The only negative feedback would be that at the entrance gate as we arrived the guard tried to persuade us to give a lift to two people into the reserve. We didn't really have room due to all our luggage and it made us feel a little uncomfortable. Not quite the luxury welcome we had expected!!
Onguma Plains Camp review
Great stay but bugs were horrible this time of year! It would have been a little nicer to have lamps or other bug repellants at least during dinner.Read more about the whole safari
Onguma Plains Camp review
You can regard the positioning of an imitation adobe Moroccan fort on the plains of southern Africa either as inspired design or as Disneyland kitsch. Either way the design of the building with its multiple water features, curtains and air vents works beautifully and the site overlooking the western park with a water hole is stunning.
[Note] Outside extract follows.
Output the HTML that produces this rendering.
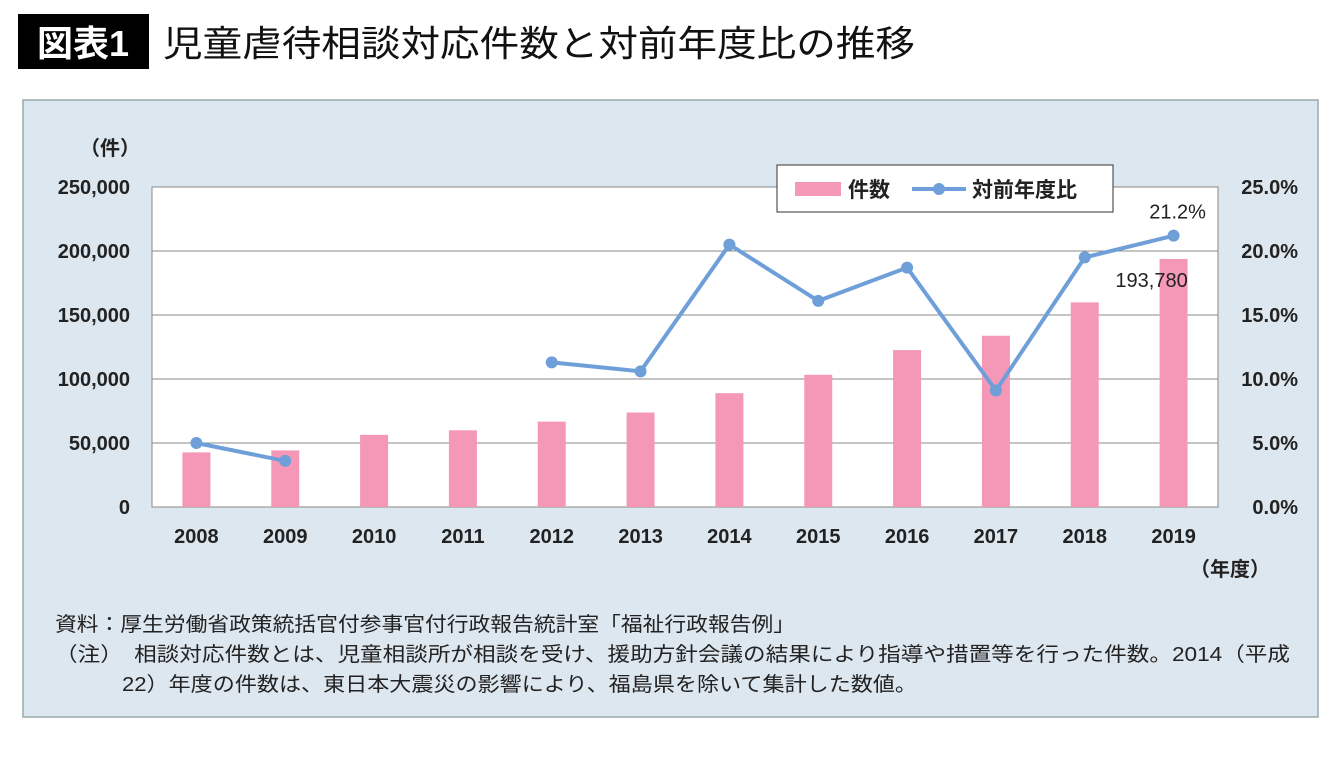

Compared to Okaukeujo the water hole was not so busy, but there are not many places in the world that you drink a cocktail sitting in a swimming pool while watching deer, warthogs, wildebeest and jackals.
The camp features in one of the "100 great destination" guides - deservedly, as the ambience is fabulous. By the time we arrived we had been on the go for two weeks and had seen plenty of animals, so we gave the game drives a miss and chilled out all day around the pool, lazy but most enjoyable. Staff did everything possible to make our stay comfortable. Dinner was served in a leisurely and elegant fashion, and was very nicely presented although the overall quality did not quite match the standards to which it aspired.
As walkers we found the need to drive from rooms to main building irksome, but preferable to being supper for the local lions.